Management of Cyanide Poisoning

  • Remove clothes; wash body with soap and water (cyanide can absorb through skin).

  • Treat if cyanide poisoning is suspected; do not wait for labs.

  • Administer 100% oxygen; consider hyperbaric oxygen.

  • ABCs: Airway, Breathing, Circulation.

  • Establish IV line and continuous EKG monitoring.

    Administer cyanide antidote.

    • Triad: hydroxocobalamin, sodium nitrite, sodium thiosulfate.

  • Sodium Thiosulfate:

    • Helps cyanomethemoglobin convert to thiocyanate, which is excreted in urine.

  • Sodium Nitrite:

    • Converts normal hemoglobin to methemoglobin.

    • Methemoglobin binds cyanide to form cyanomethemoglobin.

    • Sodium thiosulfate converts cyanomethemoglobin to thiocyanate, excreted in urine.

  • Hydroxocobalamin:

    • Combines directly with cyanide to form cyanocobalamin.

    • Cyanocobalamin is excreted in urine.

Detailed Antidote Mechanisms

  • Sodium Nitrite:

    • Hemoglobin (ferrous) Fe2+Fe^{2+} converted to methemoglobin (ferric) Fe3+Fe^{3+}.

    • Cyanide binds to ferric in methemoglobin, forming cyanomethemoglobin.

    • Sodium thiosulfate converts cyanomethemoglobin to thiocyanate.

    • Methylene blue can later convert methemoglobin back to hemoglobin.

  • Hydroxocobalamin (Vitamin B12):

    • Binds cyanide, forming cyanocobalamin and is excreted in urine.

  • Avoid Methylene Blue During Acute Treatment:

    • Methylene blue converts methemoglobin back to hemoglobin (counterproductive during acute phase).

    • Wait until cyanide is cleared before using methylene blue.

    • Monitor methemoglobin levels; avoid excessive methemoglobinemia.

Important Distinctions

  • Sodium nitroprusside leads to cyanide poisoning.

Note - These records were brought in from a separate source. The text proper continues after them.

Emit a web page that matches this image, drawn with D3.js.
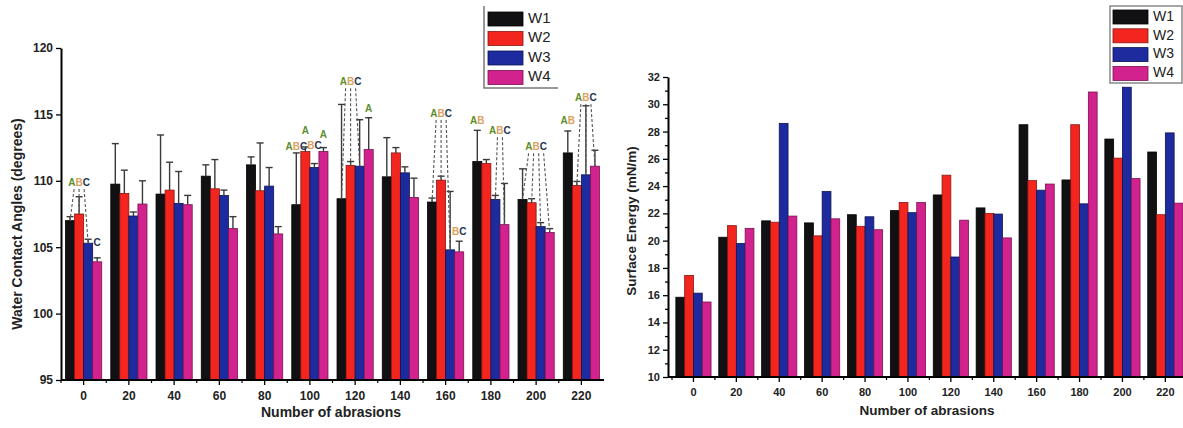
<!DOCTYPE html>
<html>
<head>
<meta charset="utf-8">
<script src="https://cdn.jsdelivr.net/npm/d3@7"></script>
<style>
  html, body { margin: 0; padding: 0; background: #fff; }
  svg { display: block; font-family: "Liberation Sans", Arial, sans-serif; }
  .tick text { font-weight: bold; fill: #222; }
</style>
</head>
<body>
<svg id="chart" width="1183" height="428"></svg>
<script>
const categories = ['0', '20', '40', '60', '80', '100', '120', '140', '160', '180', '200', '220']
const series = ['W1', 'W2', 'W3', 'W4']
const colors = ['#111114', '#f2261f', '#1d2b9e', '#d2228e']
const strokes = ['#000', '#8a1410', '#0c1450', '#7a1050']

// Water contact angle (degrees), one array per wood sample
const wcaW1 = [107.0, 109.75, 109.0, 110.35, 111.2, 108.2, 108.65, 110.3, 108.4, 111.45, 108.6, 112.1]
const wcaW2 = [107.5, 109.05, 109.3, 109.4, 109.25, 112.2, 111.15, 112.1, 110.05, 111.3, 108.35, 109.65]
const wcaW3 = [105.3, 107.35, 108.3, 108.9, 109.6, 111.0, 111.1, 110.6, 104.8, 108.6, 106.55, 110.45]
const wcaW4 = [103.9, 108.25, 108.2, 106.4, 106.0, 112.2, 112.35, 108.75, 104.65, 106.7, 106.1, 111.1]

// upper error (standard deviation) for each bar
const errW1 = [0.3, 3.05, 4.45, 0.85, 0.6, 3.9, 7.1, 2.95, 0.3, 2.35, 2.3, 1.65]
const errW2 = [1.3, 1.75, 2.1, 2.2, 3.6, 0.35, 0.3, 0.4, 0.3, 0.3, 0.3, 0.3]
const errW3 = [0.3, 0.3, 2.4, 0.4, 1.4, 0.3, 3.5, 0.45, 4.4, 0.3, 0.3, 5.2]
const errW4 = [0.3, 1.75, 0.7, 0.9, 0.55, 0.3, 2.4, 1.45, 0.8, 3.1, 0.3, 1.2]

// Surface energy (mN/m)
const seW1 = [15.85, 20.25, 21.45, 21.3, 21.9, 22.2, 23.35, 22.4, 28.5, 24.45, 27.45, 26.5]
const seW2 = [17.45, 21.1, 21.35, 20.35, 21.05, 22.8, 24.8, 22.0, 24.4, 28.5, 26.05, 21.9]
const seW3 = [16.15, 19.8, 28.6, 23.6, 21.75, 22.05, 18.8, 21.95, 23.7, 22.7, 31.25, 27.9]
const seW4 = [15.5, 20.9, 21.8, 21.6, 20.8, 22.8, 21.5, 20.2, 24.15, 30.9, 24.55, 22.75]

const wcaTicks = [95, 100, 105, 110, 115, 120]
const seTicks = [10, 12, 14, 16, 18, 20, 22, 24, 26, 28, 30, 32]
const seMinorTicks = [11, 13, 15, 17, 19, 21, 23, 25, 27, 29, 31]

// significance letters: group, text, value where the label sits, bars it refers to
const letterGroups = ['0', '0', '100', '100', '100', '100', '120', '120', '160', '160', '180', '180', '200', '220', '220']
const letterTexts = ['ABC', 'C', 'ABC', 'A', 'BC', 'A', 'ABC', 'A', 'ABC', 'BC', 'AB', 'ABC', 'ABC', 'AB', 'ABC']
const letterValues = [109.6, 105.1, 112.3, 113.5, 112.4, 113.2, 117.2, 115.2, 114.8, 105.9, 114.3, 113.5, 112.3, 114.3, 116.0]
const letterBars = [[0, 1, 2], [3], [0], [1], [2], [3], [0, 1, 2], [3], [0, 1, 2], [3], [0], [2, 3], [0, 1, 2, 3], [0], [1, 2, 3]]
const letterColors = { A: '#5e8d2c', B: '#dca25e', C: '#27324f' }

const svg = d3.select('#chart')

function drawPanel(opt) {
  const g = svg.append('g')
  const x0 = d3.scaleBand(categories, opt.xRange).paddingInner(opt.padInner).paddingOuter(opt.padOuter)
  const x1 = d3.scaleBand(series, [0, x0.bandwidth()])
  const y = d3.scaleLinear(opt.yDomain, opt.yRange)
  const rows = series.map((s, i) => opt.values[i].map((v, j) => ({ s, i, cat: categories[j], v, e: opt.errors ? opt.errors[i][j] : 0 })))

  // bars
  g.selectAll('g.series').data(rows).join('g')
    .selectAll('rect').data(d => d).join('rect')
    .attr('x', d => x0(d.cat) + x1(d.s))
    .attr('y', d => y(d.v))
    .attr('width', x1.bandwidth())
    .attr('height', d => y(opt.yDomain[0]) - y(d.v))
    .attr('fill', d => colors[d.i])
    .attr('stroke', d => strokes[d.i])
    .attr('stroke-width', 0.8)

  if (opt.errors) {
    const eb = g.append('g').attr('stroke', '#3a3a3a').attr('stroke-width', 1.4)
    rows.flat().forEach(d => {
      const cx = x0(d.cat) + x1(d.s) + x1.bandwidth() / 2
      eb.append('line').attr('x1', cx).attr('x2', cx).attr('y1', y(d.v)).attr('y2', y(d.v + d.e))
      eb.append('line').attr('x1', cx - 3.5).attr('x2', cx + 3.5).attr('y1', y(d.v + d.e)).attr('y2', y(d.v + d.e))
    })
  }

  if (opt.letters) {
    const lg = g.append('g')
    letterTexts.forEach((t, k) => {
      const cat = letterGroups[k]
      const bars = letterBars[k]
      const centers = bars.map(b => x0(cat) + x1(series[b]) + x1.bandwidth() / 2)
      const lx = d3.mean(centers)
      const ly = y(letterValues[k])
      if (bars.length > 1) {
        bars.forEach((b, n) => {
          const top = opt.values[b][categories.indexOf(cat)]
          lg.append('line')
            .attr('x1', lx + (n - (bars.length - 1) / 2) * 5).attr('y1', ly + 3)
            .attr('x2', centers[n]).attr('y2', y(top))
            .attr('stroke', '#555').attr('stroke-width', 1.1).attr('stroke-dasharray', '3,2')
        })
      }
      const txt = lg.append('text').attr('x', lx).attr('y', ly)
        .attr('text-anchor', 'middle').attr('font-size', 10).attr('font-weight', 'bold')
      t.split('').forEach(ch => txt.append('tspan').attr('fill', letterColors[ch]).text(ch))
    })
  }

  // y axis
  const yAxis = g.append('g').attr('transform', `translate(${opt.axisX},0)`)
    .call(d3.axisLeft(y).tickValues(opt.yTicks).tickSize(5).tickSizeOuter(0).tickPadding(3))
  yAxis.selectAll('text').attr('font-size', opt.tickFont)
  if (opt.yMinor) {
    g.append('g').attr('transform', `translate(${opt.axisX},0)`)
      .call(d3.axisLeft(y).tickValues(opt.yMinor).tickSize(3).tickFormat(''))
      .select('.domain').remove()
  }

  // x axis, major ticks at group centres, minor at group boundaries
  const base = y(opt.yDomain[0])
  const xAxis = g.append('g').attr('transform', `translate(0,${base})`)
    .call(d3.axisBottom(x0).tickSize(5).tickSizeOuter(0).tickPadding(6))
  xAxis.selectAll('text').attr('font-size', opt.tickFont)
  xAxis.select('.domain').attr('d', `M${opt.axisX},0H${opt.xEnd}`)
  const bounds = categories.map(c => x0(c) - x0.step() * x0.paddingInner() / 2)
  g.append('g').selectAll('line').data(bounds).join('line')
    .attr('x1', d => d).attr('x2', d => d).attr('y1', base).attr('y2', base + 3)
    .attr('stroke', '#000').attr('stroke-width', 1.2)

  g.selectAll('.domain').attr('stroke', '#000').attr('stroke-width', 2)
  g.selectAll('.tick line').attr('stroke', '#000').attr('stroke-width', 1.3)

  // axis titles
  g.append('text')
    .attr('transform', `translate(${opt.yTitleX},${opt.yTitleY}) rotate(-90)`)
    .attr('text-anchor', 'middle').attr('dominant-baseline', 'middle')
    .attr('font-size', opt.titleFont).attr('font-weight', 'bold').attr('fill', '#222')
    .text(opt.yTitle)
  g.append('text')
    .attr('x', opt.xTitleX).attr('y', opt.xTitleY)
    .attr('text-anchor', 'middle').attr('dominant-baseline', 'middle')
    .attr('font-size', opt.titleFont).attr('font-weight', 'bold').attr('fill', '#222')
    .text('Number of abrasions')

  // legend
  const L = opt.legend
  const leg = g.append('g').attr('transform', `translate(${L.x},${L.y})`)
  if (L.fullBox) {
    leg.append('rect').attr('width', L.w).attr('height', L.h)
      .attr('fill', '#fff').attr('stroke', '#888').attr('stroke-width', 1.5)
  } else {
    leg.append('path').attr('d', `M0,0V${L.h}H${L.w}`)
      .attr('fill', 'none').attr('stroke', '#777').attr('stroke-width', 1.5)
  }
  series.forEach((s, i) => {
    const ry = L.first + i * L.step
    leg.append('rect').attr('x', L.sx).attr('y', ry - 7).attr('width', 35).attr('height', 14)
      .attr('fill', colors[i]).attr('stroke', strokes[i]).attr('stroke-width', 0.8)
    leg.append('text').attr('x', L.sx + 40).attr('y', ry).attr('dominant-baseline', 'middle')
      .attr('font-size', L.font).attr('fill', '#222').text(s)
  })
}

drawPanel({
  values: [wcaW1, wcaW2, wcaW3, wcaW4],
  errors: [errW1, errW2, errW3, errW4],
  letters: true,
  xRange: [61, 604], padInner: 0.2, padOuter: 0.1,
  axisX: 61, xEnd: 604,
  yDomain: [95, 120], yRange: [380, 48], yTicks: wcaTicks,
  tickFont: 12, titleFont: 14,
  yTitle: 'Water Contact Angles (degrees)', yTitleX: 18, yTitleY: 224,
  xTitleX: 331, xTitleY: 413,
  legend: { x: 484, y: 6, w: 74, h: 82, sx: 4, first: 13, step: 19.5, font: 15, fullBox: false }
})

drawPanel({
  values: [seW1, seW2, seW3, seW4],
  xRange: [672, 1186.8], padInner: 0.18, padOuter: 0.09,
  axisX: 668, xEnd: 1183,
  yDomain: [10, 32], yRange: [377, 77], yTicks: seTicks, yMinor: seMinorTicks,
  tickFont: 11, titleFont: 13.5,
  yTitle: 'Surface Energy (mN/m)', yTitleX: 632, yTitleY: 221,
  xTitleX: 927, xTitleY: 411,
  legend: { x: 1110, y: 6, w: 72, h: 77, sx: 3, first: 11, step: 18.8, font: 14, fullBox: true }
})
</script>
</body>
</html>
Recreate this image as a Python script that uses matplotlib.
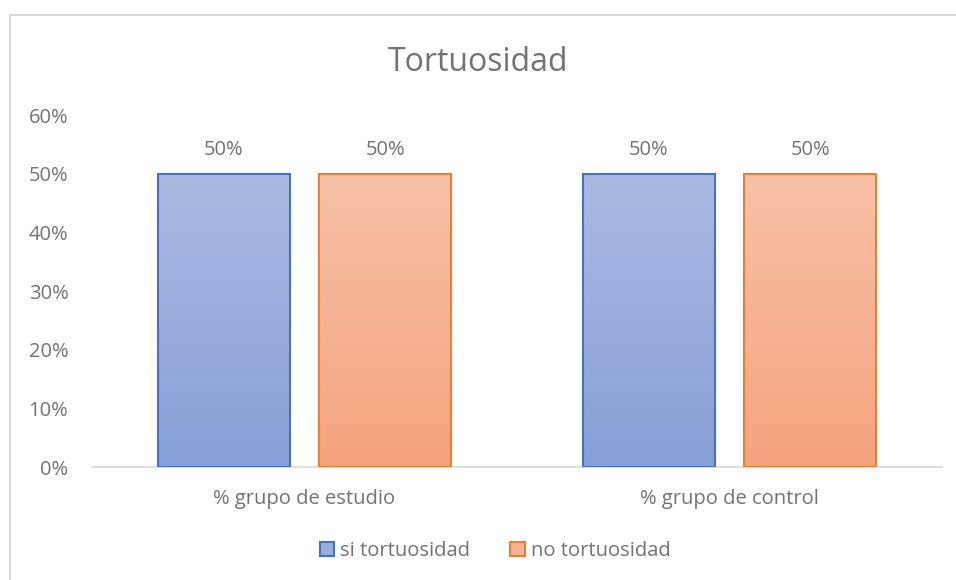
import numpy as np
import matplotlib.pyplot as plt
from matplotlib.lines import Line2D

categories = ["% grupo de estudio", "% grupo de control"]
si_tortuosidad = [0.50, 0.50]
no_tortuosidad = [0.50, 0.50]
series_names = ["si tortuosidad", "no tortuosidad"]
y_ticks = [0, 0.1, 0.2, 0.3, 0.4, 0.5, 0.6]

plt.rcParams['font.family'] = ['Open Sans', 'DejaVu Sans']
txt = '#737373'
fs = 14.5

fig = plt.figure(figsize=(9.56, 5.8), dpi=100)
ax = fig.add_axes([0.0962, 0.1948, 0.889, 0.6069])

x = np.arange(len(categories))
w = 0.31
off = 0.19

def grad_bars(vals, pos, top, bottom, edge, label):
    bars = ax.bar(pos, vals, w, facecolor='none', edgecolor=edge, linewidth=1.5,
                  label=label, zorder=3)
    cmap = plt.matplotlib.colors.LinearSegmentedColormap.from_list('g', [bottom, top])
    grad = np.linspace(0, 1, 256).reshape(-1, 1)
    for b in bars:
        ax.imshow(grad, cmap=cmap, origin='lower', aspect='auto', zorder=2,
                  extent=[b.get_x(), b.get_x() + b.get_width(), 0, b.get_height()])
    for b, v in zip(bars, vals):
        ax.text(b.get_x() + b.get_width() / 2, v + 0.024, f"{v:.0%}",
                ha='center', va='bottom', fontsize=fs, color=txt)
    return bars

b1 = grad_bars(si_tortuosidad, x - off, '#AABAE2', '#889FD7', '#4472C4', series_names[0])
b2 = grad_bars(no_tortuosidad, x + off, '#F8C1A8', '#F5A37D', '#ED7D31', series_names[1])

ax.set_xlim(-0.5, 1.5)
ax.set_ylim(0, 0.6)
ax.set_yticks(y_ticks)
ax.set_yticklabels([f"{t:.0%}" for t in y_ticks])
ax.set_xticks(x)
ax.set_xticklabels(categories)
ax.tick_params(length=0, labelsize=fs, colors=txt)
ax.tick_params(axis='y', pad=17)
ax.tick_params(axis='x', pad=16)
for s in ['top', 'right', 'left']:
    ax.spines[s].set_visible(False)
ax.spines['bottom'].set_color('#D9D9D9')
ax.spines['bottom'].set_linewidth(1.2)

fig.text(0.5, 0.893, "Tortuosidad", ha='center', va='center', fontsize=23, color=txt)

leg = fig.legend(handles=[b1, b2], labels=series_names, loc='center',
                 bbox_to_anchor=(0.518, 0.05), ncol=2, frameon=False,
                 fontsize=fs, handlelength=0.7, handleheight=0.7,
                 handletextpad=0.3, columnspacing=2.0)
for t in leg.get_texts():
    t.set_color(txt)
for h, c in zip(leg.legend_handles, ['#9AADDD', '#F6B293']):
    h.set_facecolor(c)

fig.add_artist(Line2D([10 / 956, 1], [1 - 15 / 580] * 2, color='#D9D9D9', lw=1.5))
fig.add_artist(Line2D([10 / 956] * 2, [0, 1 - 15 / 580], color='#D9D9D9', lw=1.5))

fig.savefig('out.png', dpi=100)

  • Sodium nitrite and sodium thiosulfate treat cyanide poisoning.

  • Sodium nitroprusside, cyanide, and sodium nitrite all can cause hypotension and result in death or reflex tachycardia.

Fundoscopy in Cyanide Poisoning

  • Difficult to distinguish between retinal arteries and veins during fundoscopy.

  • Arterial and venous partial pressures of oxygen are similar, giving both vessels a bright red color.